Given task: Copy the material that follows word for word and omit its pictures.

Data provided:
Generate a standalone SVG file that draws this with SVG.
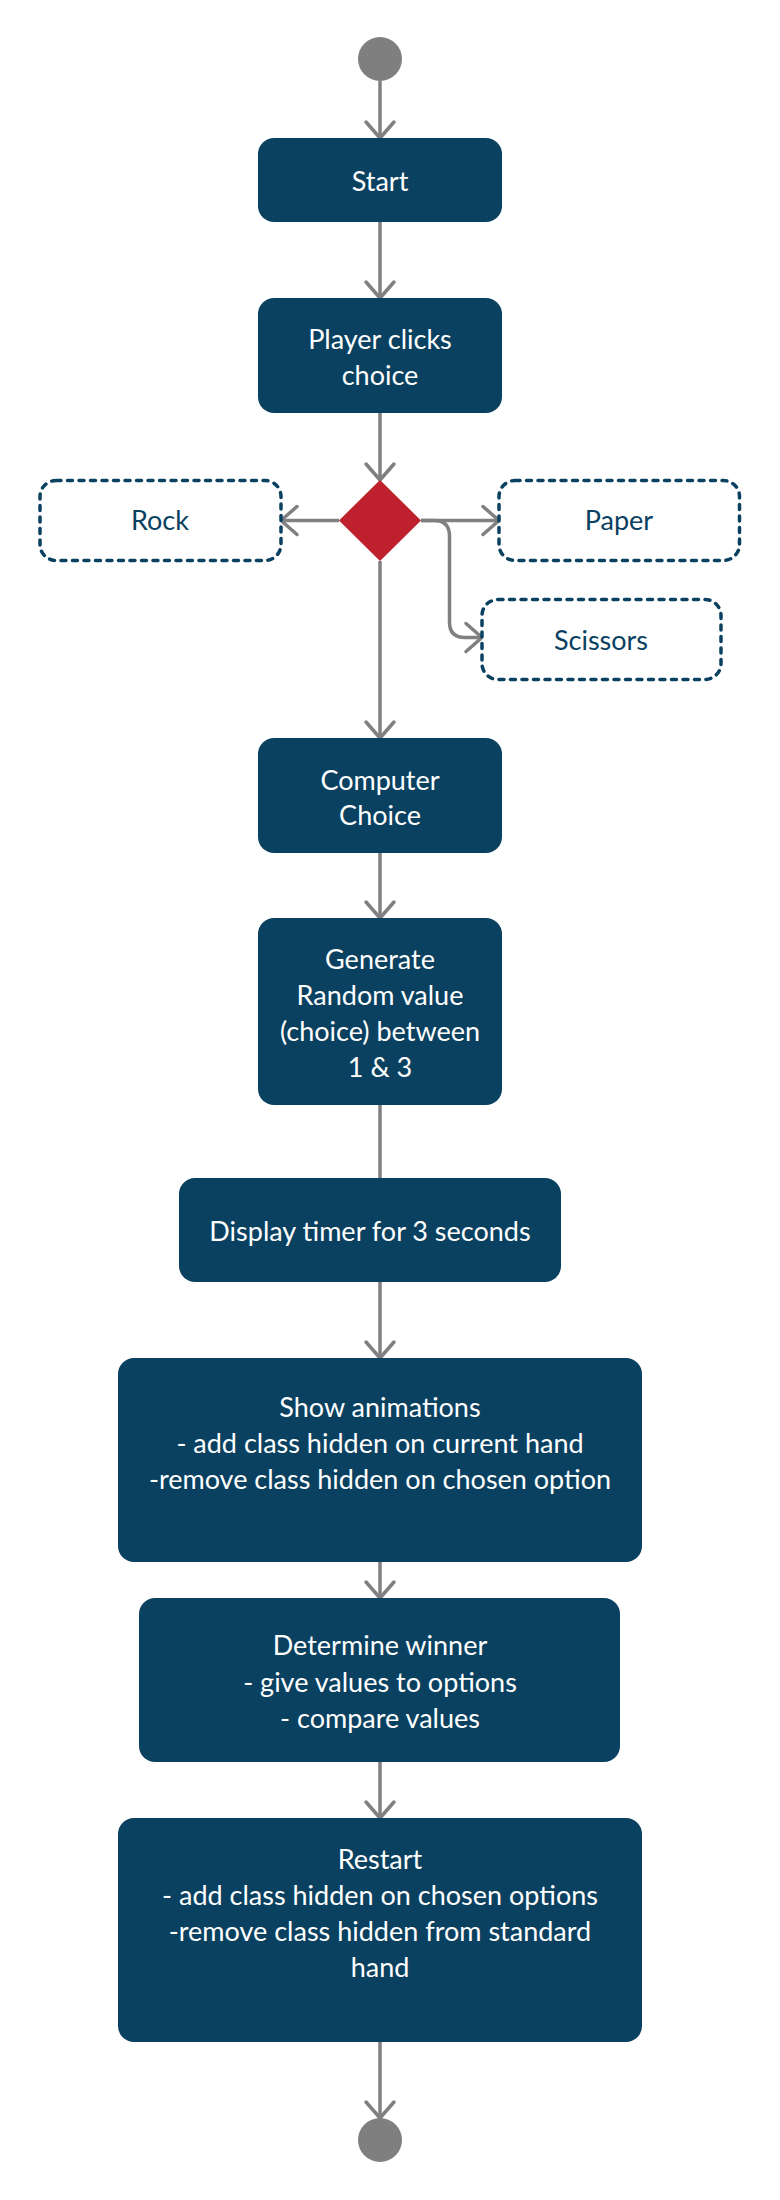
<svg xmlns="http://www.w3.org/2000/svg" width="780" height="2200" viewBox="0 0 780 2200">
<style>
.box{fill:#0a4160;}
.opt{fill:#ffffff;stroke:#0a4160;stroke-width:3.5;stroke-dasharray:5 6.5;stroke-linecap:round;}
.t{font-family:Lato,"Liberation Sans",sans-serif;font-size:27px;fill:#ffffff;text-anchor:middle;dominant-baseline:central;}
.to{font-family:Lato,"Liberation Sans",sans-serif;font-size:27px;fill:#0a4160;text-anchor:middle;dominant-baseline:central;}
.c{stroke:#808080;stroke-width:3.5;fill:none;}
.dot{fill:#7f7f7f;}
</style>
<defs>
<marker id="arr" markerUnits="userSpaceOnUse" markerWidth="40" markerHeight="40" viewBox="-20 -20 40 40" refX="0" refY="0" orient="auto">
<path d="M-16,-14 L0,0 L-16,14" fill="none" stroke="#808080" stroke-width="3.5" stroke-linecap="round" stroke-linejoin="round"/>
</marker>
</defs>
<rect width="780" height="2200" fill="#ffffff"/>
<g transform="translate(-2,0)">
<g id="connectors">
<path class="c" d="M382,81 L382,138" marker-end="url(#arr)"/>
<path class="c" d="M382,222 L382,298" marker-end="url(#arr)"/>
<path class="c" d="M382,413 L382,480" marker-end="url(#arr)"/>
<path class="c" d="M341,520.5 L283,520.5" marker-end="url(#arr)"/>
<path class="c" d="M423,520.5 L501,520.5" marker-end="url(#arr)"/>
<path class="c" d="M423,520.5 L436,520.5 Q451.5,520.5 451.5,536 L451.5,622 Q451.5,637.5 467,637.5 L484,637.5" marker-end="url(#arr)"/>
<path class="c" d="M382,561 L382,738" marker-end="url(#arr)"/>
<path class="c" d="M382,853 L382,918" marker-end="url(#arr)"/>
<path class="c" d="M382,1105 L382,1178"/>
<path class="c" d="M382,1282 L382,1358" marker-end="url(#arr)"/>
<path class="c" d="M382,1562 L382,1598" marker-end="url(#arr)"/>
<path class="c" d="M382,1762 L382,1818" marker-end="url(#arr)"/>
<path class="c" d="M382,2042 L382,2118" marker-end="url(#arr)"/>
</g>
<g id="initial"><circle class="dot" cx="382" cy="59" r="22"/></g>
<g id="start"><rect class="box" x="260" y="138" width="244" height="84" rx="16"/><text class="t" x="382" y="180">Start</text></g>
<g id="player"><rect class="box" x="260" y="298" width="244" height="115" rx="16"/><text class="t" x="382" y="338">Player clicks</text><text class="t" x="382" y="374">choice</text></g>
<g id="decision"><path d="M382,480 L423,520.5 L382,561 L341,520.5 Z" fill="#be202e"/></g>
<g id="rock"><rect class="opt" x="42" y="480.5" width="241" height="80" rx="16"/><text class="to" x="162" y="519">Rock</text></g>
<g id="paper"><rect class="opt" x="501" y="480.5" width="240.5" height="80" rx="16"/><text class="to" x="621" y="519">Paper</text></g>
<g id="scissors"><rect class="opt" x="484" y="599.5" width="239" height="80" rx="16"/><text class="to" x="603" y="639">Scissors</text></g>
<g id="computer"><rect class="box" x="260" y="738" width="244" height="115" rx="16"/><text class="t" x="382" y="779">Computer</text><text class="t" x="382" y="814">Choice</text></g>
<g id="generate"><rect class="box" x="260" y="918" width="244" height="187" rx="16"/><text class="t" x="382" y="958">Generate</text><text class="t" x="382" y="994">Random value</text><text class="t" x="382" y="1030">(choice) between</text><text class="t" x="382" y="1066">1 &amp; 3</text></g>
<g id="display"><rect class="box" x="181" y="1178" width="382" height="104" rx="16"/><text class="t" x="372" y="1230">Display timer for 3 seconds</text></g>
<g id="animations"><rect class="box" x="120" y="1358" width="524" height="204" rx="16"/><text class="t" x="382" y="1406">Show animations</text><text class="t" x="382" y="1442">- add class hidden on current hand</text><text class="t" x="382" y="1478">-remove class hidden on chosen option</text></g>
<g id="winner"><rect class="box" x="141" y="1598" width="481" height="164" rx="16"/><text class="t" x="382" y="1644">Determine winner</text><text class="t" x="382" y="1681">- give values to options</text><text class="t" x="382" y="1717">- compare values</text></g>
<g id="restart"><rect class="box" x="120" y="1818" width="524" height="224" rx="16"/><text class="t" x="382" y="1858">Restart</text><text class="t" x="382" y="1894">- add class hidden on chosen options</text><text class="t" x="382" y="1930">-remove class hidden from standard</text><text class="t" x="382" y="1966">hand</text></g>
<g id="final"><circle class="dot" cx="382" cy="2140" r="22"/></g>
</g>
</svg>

Solution:
Generate a standalone SVG file that draws this with SVG.
<svg xmlns="http://www.w3.org/2000/svg" width="780" height="2200" viewBox="0 0 780 2200">
<style>
.box{fill:#0a4160;}
.opt{fill:#ffffff;stroke:#0a4160;stroke-width:3.5;stroke-dasharray:5 6.5;stroke-linecap:round;}
.t{font-family:Lato,"Liberation Sans",sans-serif;font-size:27px;fill:#ffffff;text-anchor:middle;dominant-baseline:central;}
.to{font-family:Lato,"Liberation Sans",sans-serif;font-size:27px;fill:#0a4160;text-anchor:middle;dominant-baseline:central;}
.c{stroke:#808080;stroke-width:3.5;fill:none;}
.dot{fill:#7f7f7f;}
</style>
<defs>
<marker id="arr" markerUnits="userSpaceOnUse" markerWidth="40" markerHeight="40" viewBox="-20 -20 40 40" refX="0" refY="0" orient="auto">
<path d="M-16,-14 L0,0 L-16,14" fill="none" stroke="#808080" stroke-width="3.5" stroke-linecap="round" stroke-linejoin="round"/>
</marker>
</defs>
<rect width="780" height="2200" fill="#ffffff"/>
<g transform="translate(-2,0)">
<g id="connectors">
<path class="c" d="M382,81 L382,138" marker-end="url(#arr)"/>
<path class="c" d="M382,222 L382,298" marker-end="url(#arr)"/>
<path class="c" d="M382,413 L382,480" marker-end="url(#arr)"/>
<path class="c" d="M341,520.5 L283,520.5" marker-end="url(#arr)"/>
<path class="c" d="M423,520.5 L501,520.5" marker-end="url(#arr)"/>
<path class="c" d="M423,520.5 L436,520.5 Q451.5,520.5 451.5,536 L451.5,622 Q451.5,637.5 467,637.5 L484,637.5" marker-end="url(#arr)"/>
<path class="c" d="M382,561 L382,738" marker-end="url(#arr)"/>
<path class="c" d="M382,853 L382,918" marker-end="url(#arr)"/>
<path class="c" d="M382,1105 L382,1178"/>
<path class="c" d="M382,1282 L382,1358" marker-end="url(#arr)"/>
<path class="c" d="M382,1562 L382,1598" marker-end="url(#arr)"/>
<path class="c" d="M382,1762 L382,1818" marker-end="url(#arr)"/>
<path class="c" d="M382,2042 L382,2118" marker-end="url(#arr)"/>
</g>
<g id="initial"><circle class="dot" cx="382" cy="59" r="22"/></g>
<g id="start"><rect class="box" x="260" y="138" width="244" height="84" rx="16"/><text class="t" x="382" y="180">Start</text></g>
<g id="player"><rect class="box" x="260" y="298" width="244" height="115" rx="16"/><text class="t" x="382" y="338">Player clicks</text><text class="t" x="382" y="374">choice</text></g>
<g id="decision"><path d="M382,480 L423,520.5 L382,561 L341,520.5 Z" fill="#be202e"/></g>
<g id="rock"><rect class="opt" x="42" y="480.5" width="241" height="80" rx="16"/><text class="to" x="162" y="519">Rock</text></g>
<g id="paper"><rect class="opt" x="501" y="480.5" width="240.5" height="80" rx="16"/><text class="to" x="621" y="519">Paper</text></g>
<g id="scissors"><rect class="opt" x="484" y="599.5" width="239" height="80" rx="16"/><text class="to" x="603" y="639">Scissors</text></g>
<g id="computer"><rect class="box" x="260" y="738" width="244" height="115" rx="16"/><text class="t" x="382" y="779">Computer</text><text class="t" x="382" y="814">Choice</text></g>
<g id="generate"><rect class="box" x="260" y="918" width="244" height="187" rx="16"/><text class="t" x="382" y="958">Generate</text><text class="t" x="382" y="994">Random value</text><text class="t" x="382" y="1030">(choice) between</text><text class="t" x="382" y="1066">1 &amp; 3</text></g>
<g id="display"><rect class="box" x="181" y="1178" width="382" height="104" rx="16"/><text class="t" x="372" y="1230">Display timer for 3 seconds</text></g>
<g id="animations"><rect class="box" x="120" y="1358" width="524" height="204" rx="16"/><text class="t" x="382" y="1406">Show animations</text><text class="t" x="382" y="1442">- add class hidden on current hand</text><text class="t" x="382" y="1478">-remove class hidden on chosen option</text></g>
<g id="winner"><rect class="box" x="141" y="1598" width="481" height="164" rx="16"/><text class="t" x="382" y="1644">Determine winner</text><text class="t" x="382" y="1681">- give values to options</text><text class="t" x="382" y="1717">- compare values</text></g>
<g id="restart"><rect class="box" x="120" y="1818" width="524" height="224" rx="16"/><text class="t" x="382" y="1858">Restart</text><text class="t" x="382" y="1894">- add class hidden on chosen options</text><text class="t" x="382" y="1930">-remove class hidden from standard</text><text class="t" x="382" y="1966">hand</text></g>
<g id="final"><circle class="dot" cx="382" cy="2140" r="22"/></g>
</g>
</svg>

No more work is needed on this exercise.